A full week has passed since the Election. We all know the results. For the winners it’s transition time. New members headed off to Congress — at least one pegged with a remarkably bright political future. I’m proud to see a new secretary of state in Colorado, a new state treasurer, not to mention the “Mighty Six” GOP upstarts who took over formerly Democratic seats to reclaim the state house majority.
But what about those Colorado Republican candidates who threw their hats into the ring, who entered the arena and did battle, yet came up short? Some of them we won’t see on the electoral stage again (in some cases, thankfully). For others, a potentially bright political future remains. Here are a few:
1. Ryan Frazier: A young rising star who took on the daunting task of challenging Rep. Ed Perlmutter, only to prove just how well gerrymandered the 7th District is for the Jefferson County Democrat. Ryan brought remarkable optimism, vision and political talents to the stage, and ran a very strong campaign. Along the way he made himself into somewhat of a celebrity with his numerous appearances on Sean Hannity and other cable news programs. What exactly is next? We certainly haven’t seen the last of Ryan Frazier. You can bet he will play some crucial role in continued Republican ascendancy in Colorado.

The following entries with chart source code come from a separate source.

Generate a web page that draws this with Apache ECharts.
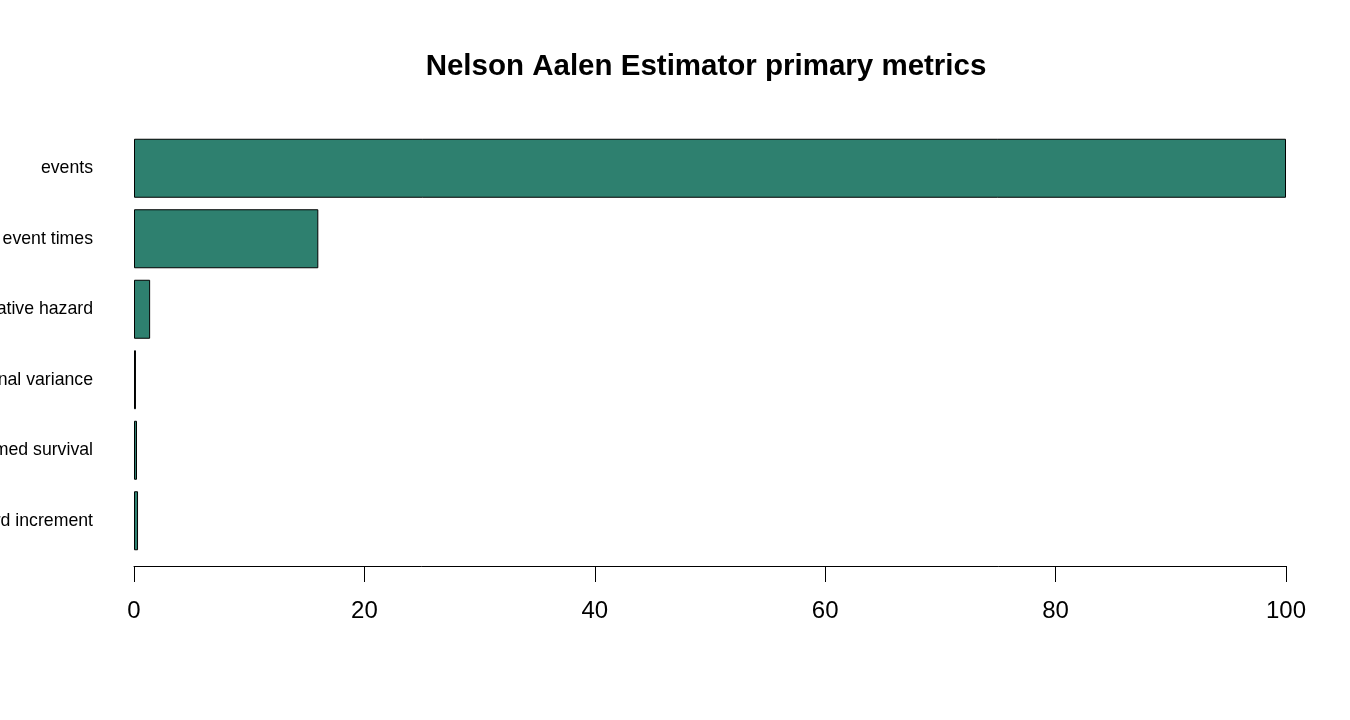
<!DOCTYPE html>
<html>
<head>
<meta charset="utf-8">
<script src="https://cdn.jsdelivr.net/npm/echarts@6/dist/echarts.min.js"></script>
<style>
html,body{margin:0;padding:0;background:#fff;}
#chart{width:1350px;height:720px;}
</style>
</head>
<body>
<div id="chart"></div>
<script>
const categories = ["events", "distinct event times", "cumulative hazard", "final variance", "transformed survival", "mean hazard increment"];
const values = [100, 16.0, 1.4, 0.17, 0.26, 0.35];
const xTicks = [0, 20, 40, 60, 80, 100];

const chart = echarts.init(document.getElementById('chart'));
const font = "Liberation Sans, Arial, sans-serif";
chart.setOption({
  backgroundColor: '#ffffff',
  animation: false,
  title: {
    text: 'Nelson Aalen Estimator primary metrics',
    left: 701,
    top: 47,
    textAlign: 'center',
    textStyle: { fontSize: 29.5, fontWeight: 'bold', color: '#000', fontFamily: font }
  },
  grid: { left: 134, right: 64, top: 133, bottom: 164, containLabel: false, outerBoundsMode: 'none' },
  xAxis: {
    type: 'value',
    min: xTicks[0],
    max: xTicks[xTicks.length - 1],
    interval: xTicks[1] - xTicks[0],
    offset: 10,
    axisLine: { show: true, lineStyle: { color: '#000', width: 1 } },
    axisTick: { show: true, length: 16, lineStyle: { color: '#000', width: 1 } },
    axisLabel: { margin: 33, fontSize: 24, color: '#000', fontFamily: font },
    splitLine: { show: false }
  },
  yAxis: {
    type: 'category',
    data: categories,
    inverse: true,
    axisLine: { show: false },
    axisTick: { show: false },
    axisLabel: { margin: 41, fontSize: 17.7, color: '#000', fontFamily: font, padding: [5, 0, 0, 0] }
  },
  series: [{
    type: 'bar',
    data: values,
    barWidth: 59,
    itemStyle: { color: '#2E806F', borderColor: '#000', borderWidth: 1 }
  }]
});
</script>
</body>
</html>
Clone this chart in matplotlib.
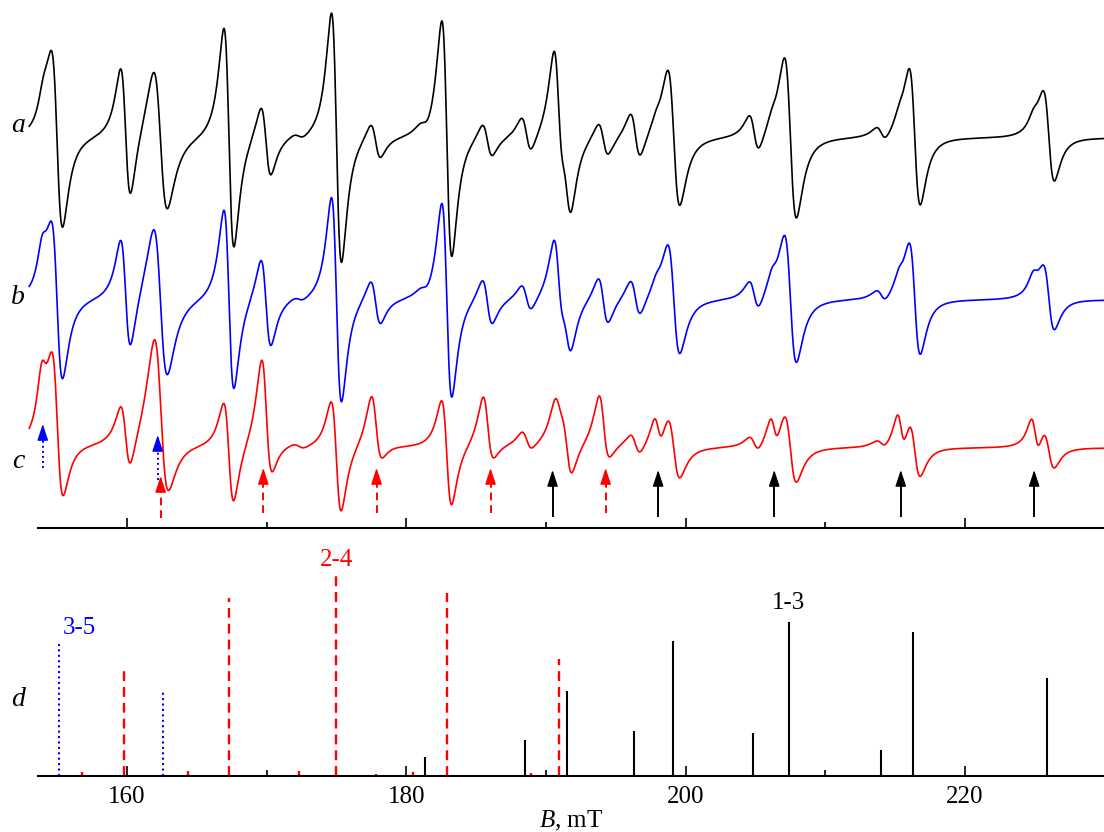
import numpy as np
import matplotlib.pyplot as plt
from matplotlib.ticker import MultipleLocator

plt.rcParams['font.family'] = ['Liberation Serif', 'DejaVu Serif']
plt.rcParams['mathtext.fontset'] = 'custom'
plt.rcParams['mathtext.it'] = 'Liberation Serif:italic'
plt.rcParams['mathtext.rm'] = 'Liberation Serif'

# ---- spectra a, b, c: resonance lines (mT), half-widths, derivative p-p amplitudes ----
line_pos = [154.0, 155.0, 159.9, 162.4, 167.3, 169.95, 172.3, 175.0, 177.8, 181.3, 182.9,
            185.8, 188.6, 190.9, 191.5, 194.1, 196.4, 198.0, 199.15, 204.9, 206.3, 207.5,
            214.0, 215.4, 216.4, 225.0, 226.0]
line_w = [0.45, 0.68, 0.62, 0.85, 0.62, 0.62, 0.7, 0.62, 0.62, 0.7, 0.62,
          0.62, 0.62, 0.62, 0.62, 0.62, 0.62, 0.5, 0.74, 0.62, 0.5, 0.74,
          0.62, 0.5, 0.68, 0.5, 0.68]
a_pp = [0, 170, 130, 140, 220, 70, 6, 250, 35, 10, 237,
        33, 35, 138, 87, 33, 45, 5, 135, 37, 5, 160,
        14, 5, 135, 5, 88]
a_abs = [25, -10, 0, 0, 0, 0, 0, 0, 0, 0, 0,
         0, 0, 0, 0, 0, 0, 8, 0, 0, 8, 0,
         0, 10, 0, 12, 0]
b_pp = [10, 150, 110, 148, 180, 88, 5, 205, 44, 8, 195,
        45, 26, 95, 60, 46, 36, 5, 108, 29, 8, 126,
        12, 8, 110, 8, 62]
b_abs = [36, -10, 0, 0, 0, 0, 0, 0, 0, 0, 0,
         0, 0, 0, 0, 0, 0, 10, 0, 0, 14, 0,
         0, 12, 0, 16, 0]
c_pp = [20, 135, 64, 150, 100, 110, 5, 110, 60, 0, 105,
        60, 18, 35, 55, 60, 20, 28, 60, 15, 28, 68,
        8, 36, 55, 34, 38]
c_abs = [50, 20, 0, 45, -12, 45, 0, -15, 30, 0, -10,
         28, 5, 20, 0, 28, 0, 10, 0, 0, 10, 0,
         0, 10, 0, 8, 0]

# ---- arrows marking lines in spectrum c ----
blue_arrows = [153.97, 162.2]
red_arrows = [162.41, 169.76, 177.87, 186.03, 194.27]
black_arrows = [190.47, 198.03, 206.34, 215.4, 224.95]

# ---- stick spectrum d: positions (mT) and intensities ----
sticks_35 = [155.1, 162.6]
int_35 = [134, 86]
sticks_24 = [159.8, 167.3, 175.0, 182.9, 190.9]
int_24 = [109, 178, 204, 183, 117]
sticks_24_weak = [156.8, 164.4, 172.3, 177.8, 180.5, 185.3, 188.9]
int_24_weak = [4, 5, 5, 2, 4, 1, 3]
sticks_13 = [181.35, 188.5, 191.5, 196.3, 199.1, 204.8, 207.4, 214.0, 216.3, 225.9]
int_13 = [19, 36, 85, 45, 135, 43, 154, 26, 144, 98]


def spectrum(B, pp, absorb):
    # sum of first-derivative Lorentzian lines plus an absorption-like part
    y = np.zeros_like(B)
    for i in range(len(line_pos)):
        u = (B - line_pos[i]) / line_w[i]
        y += pp[i] * (-u / (1 + u**2)**2) / 0.6495
        y += absorb[i] / (1 + u**2)
    return y


W, H = 1104, 832
fig = plt.figure(figsize=(W / 100, H / 100), dpi=100)

x0, x1 = 153.63, 229.95
left = 38 / W

# upper panel with the three experimental spectra
ax = fig.add_axes([left, (H - 528) / H, 1 - left, 528 / H])
ax.set_xlim(x0, x1)
ax.set_ylim(0, 528)

B = np.linspace(153.0, 229.95, 4000)
ax.plot(B, 390 + spectrum(B, a_pp, a_abs), color='black', lw=1.2, clip_on=False)
ax.plot(B, 228 + spectrum(B, b_pp, b_abs), color='blue', lw=1.2, clip_on=False)
ax.plot(B, 80 + spectrum(B, c_pp, c_abs), color='red', lw=1.2, clip_on=False)


def arrow(x, tip, bottom, color, ls):
    ax.plot([x, x], [bottom, tip - 10], color=color, lw=1.4, linestyle=ls)
    ax.annotate('', xy=(x, tip), xytext=(x, tip - 16),
                arrowprops=dict(arrowstyle='-|>,head_length=1.0,head_width=0.33',
                                color=color, lw=1.0, shrinkA=0, shrinkB=0,
                                mutation_scale=10))


for x, tip, bot in zip(blue_arrows, [104, 93], [60, 48]):
    arrow(x, tip, bot, 'blue', (0, (1, 1.6)))
for i, x in enumerate(red_arrows):
    tip = 52 if i == 0 else 60
    arrow(x, tip, 10 if i == 0 else 15, 'red', (0, (4, 2.5)))
for x in black_arrows:
    arrow(x, 58, 12, 'black', '-')

for s in ['top', 'left', 'right']:
    ax.spines[s].set_visible(False)
ax.spines['bottom'].set_linewidth(1.5)
ax.set_yticks([])
ax.xaxis.set_major_locator(MultipleLocator(20))
ax.xaxis.set_minor_locator(MultipleLocator(10))
ax.tick_params(axis='x', which='both', direction='in', labelbottom=False, width=1.2)
ax.tick_params(axis='x', which='major', length=7)
ax.tick_params(axis='x', which='minor', length=4.5)

# lower panel with stick diagram
ax2 = fig.add_axes([left, (H - 776) / H, 1 - left, 236 / H])
ax2.set_xlim(x0, x1)
ax2.set_ylim(0, 236)
ax2.vlines(sticks_35, 0, int_35, colors='blue', lw=1.5, linestyles=[(0, (1, 1.6))])
ax2.vlines(sticks_24, 0, int_24, colors='red', lw=1.7, linestyles=[(0, (4.2, 2.5))])
ax2.vlines(sticks_24_weak, 0, int_24_weak, colors='red', lw=1.7)
ax2.vlines(sticks_13, 0, int_13, colors='black', lw=1.5)

ax2.text(155.42, 148, '3-5', color='blue', fontsize=18, ha='left', va='center')
ax2.text(175.0, 216, '2-4', color='red', fontsize=18, ha='center', va='center')
ax2.text(207.35, 173, '1-3', color='black', fontsize=18, ha='center', va='center')

for s in ['top', 'left', 'right']:
    ax2.spines[s].set_visible(False)
ax2.spines['bottom'].set_linewidth(1.5)
ax2.set_yticks([])
ax2.xaxis.set_major_locator(MultipleLocator(20))
ax2.xaxis.set_minor_locator(MultipleLocator(10))
ax2.tick_params(axis='x', which='both', direction='in', width=1.2, labelsize=18, pad=7)
ax2.tick_params(axis='x', which='major', length=7)
ax2.tick_params(axis='x', which='minor', length=4.5)
ax2.set_xlabel('$B$, mT', fontsize=18, labelpad=1)

for lab, ypx in [('a', 125), ('b', 298), ('c', 462), ('d', 700)]:
    fig.text(18 / W, 1 - ypx / H, lab, fontsize=20, fontstyle='italic',
             ha='center', va='center')

fig.savefig('out.png', dpi=100)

2. Dr. Mike Fallon: Sadly, very few in Colorado were used to seeing a Republican provide a liberal Denver Democrat Congresswoman a serious challenge. But Dr. Fallon did so with consistent passion and dedication, with grace and courage and common sense. His hard-working grassroots campaign won him no attention at first, but before long he was impressing some of the masters of the talk radio airwaves. Yes, he came up well short of the ultimate goal. And yes, he insisted this was his one moment on the political stage to make a difference. But shrewd Colorado Republicans ought to be clamoring for Dr. Fallon to find some other opportunity to run and serve.
3. Owen Hill: He emerged in 2010 fresh on the scene with a stellar resume and a photogenic young family (that now includes 4 kids). Never backing down from the challenge of taking on the state senate majority leader, he came up a mere couple hundred votes short. Though new to the world of political campaigns, Hill demonstrated some natural abilities and took to the challenges of fundraising and coalition-building with aplomb. What future opportunities might await? A run at a Senate District 11 seat in 2014, or something sooner? If he wants to take a crack at it, Owen Hill justly has earned a lot of respect within the party ranks.
4. Lang Sias: His decision to enter the 7th Congressional primary probably didn’t help eventual Republican nominee’s chances. Yet in spite of coming out of nowhere and being handicapped with the John McCain label, he outperformed expectations. As I understand it, he is now enrolled in the Leadership Program of the Rockies — which should only enhance his future chances. Depending on how redistricting plays out, he might end up inside Senate District 19. Would he be interested in taking on this challenge in 2012?
5. Christine Mastin: Prominently featured among the legislative candidates at the GOP State Assembly and frequently touted by State Party chair Dick Wadhams, Mastin brought a favorable profile as a young, successful Hispanic woman who already earned a spot in Denver Business Journal‘s Forty under 40. Her campaign in House District 3, which mostly includes south Denver along with parts of Englewood and Cherry Hills Village, broadened support. While she ran into the Democratic buzz saw, Mastin did increase party performance by more than 7 points from 2008. I’m sure that any future decision she made to run for office would be received as welcome news in GOP circles.
Honorable Mention: Stephen Bailey (CD-2); Danny Stroud (HD 1); Brian Van de Krol (HD 34); Bob Boswell (HD 50).